I asked the non-profit organization, Single Fathers Due to Cancer, founded by Justin Yopp and Don Rosenstein, what they felt their Dad’s needed to hear on Father’s Day. Justin suggested that father’s remember three key things.

1. “Give yourself a break.”

Justin is right on target with this encouragement. After a valiant fight for your wife’s life, try to remember to celebrate your goodness on this day. Don’t forget, you are the kind of father who knows how to be a caregiver in the most extreme circumstances.

Step back on this day and embrace your whole being; your imperfections and your strengths. Know that in order to really be a father, you will make mistakes, sometimes with as much vigor as you love your kids. That’s o.k.  That’s better than o.k., because you haven’t left the game.  It takes courage to stay in a game without your star pitcher. Somehow, you find that courage and enjoy, just enjoy, the rest of the players–even if they keep needing new uniforms.

2. “Listen to your children. Check in with them from time to time to gauge their emotional temperature.”

As a therapist and a parent, I marvel at the fact everyday that kids are our greatest teachers. Create rites of passage.  I suggest that you ask your kids to write something to you on Father’s Day: a secret wish, an appreciation, or somewhere they would like you to take them, etc. Listening to your children from empathy and generosity help make a beautiful family life. It takes a beautiful heart to parent. After the fire of the tragedy of losing your wife has settled down, having emotional availability is vital for your children in creating stability. Life is not rational so let it surprise you. Life without expectations can in itself, bring new joy.

3.  “It gets better.”

The grief process is unique to every person. But, Justin is correct. It does get better. It is the things you don’t choose to do, or show up for, that you most regret — especially when it involves your kids.  Most importantly, know that you as a parent and a person, are not the sum of your worst day.

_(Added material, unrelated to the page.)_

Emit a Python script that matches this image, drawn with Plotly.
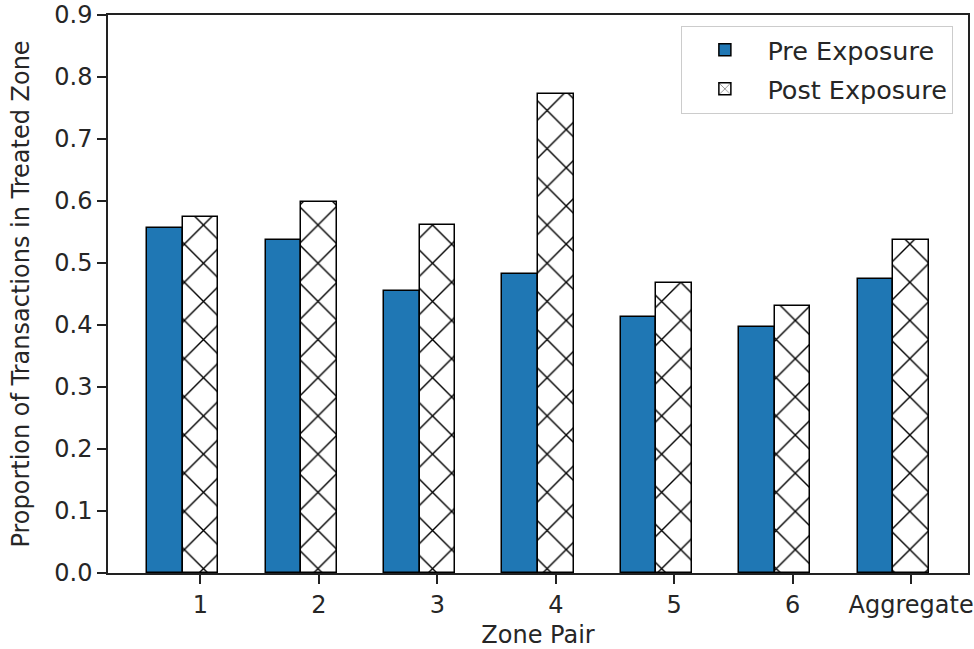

Don’t forget it takes a beautiful heart to parent. So forgive yourself for all your missteps, and put this saying in your toolkit of coping skills as you transition. Remember to embrace each day in the best way you know how. You literally learn this in every minute of every hour, of every day.

Celebrations are so important to life.  Have a Happy Father’s Day as you are learning to regenerate your family.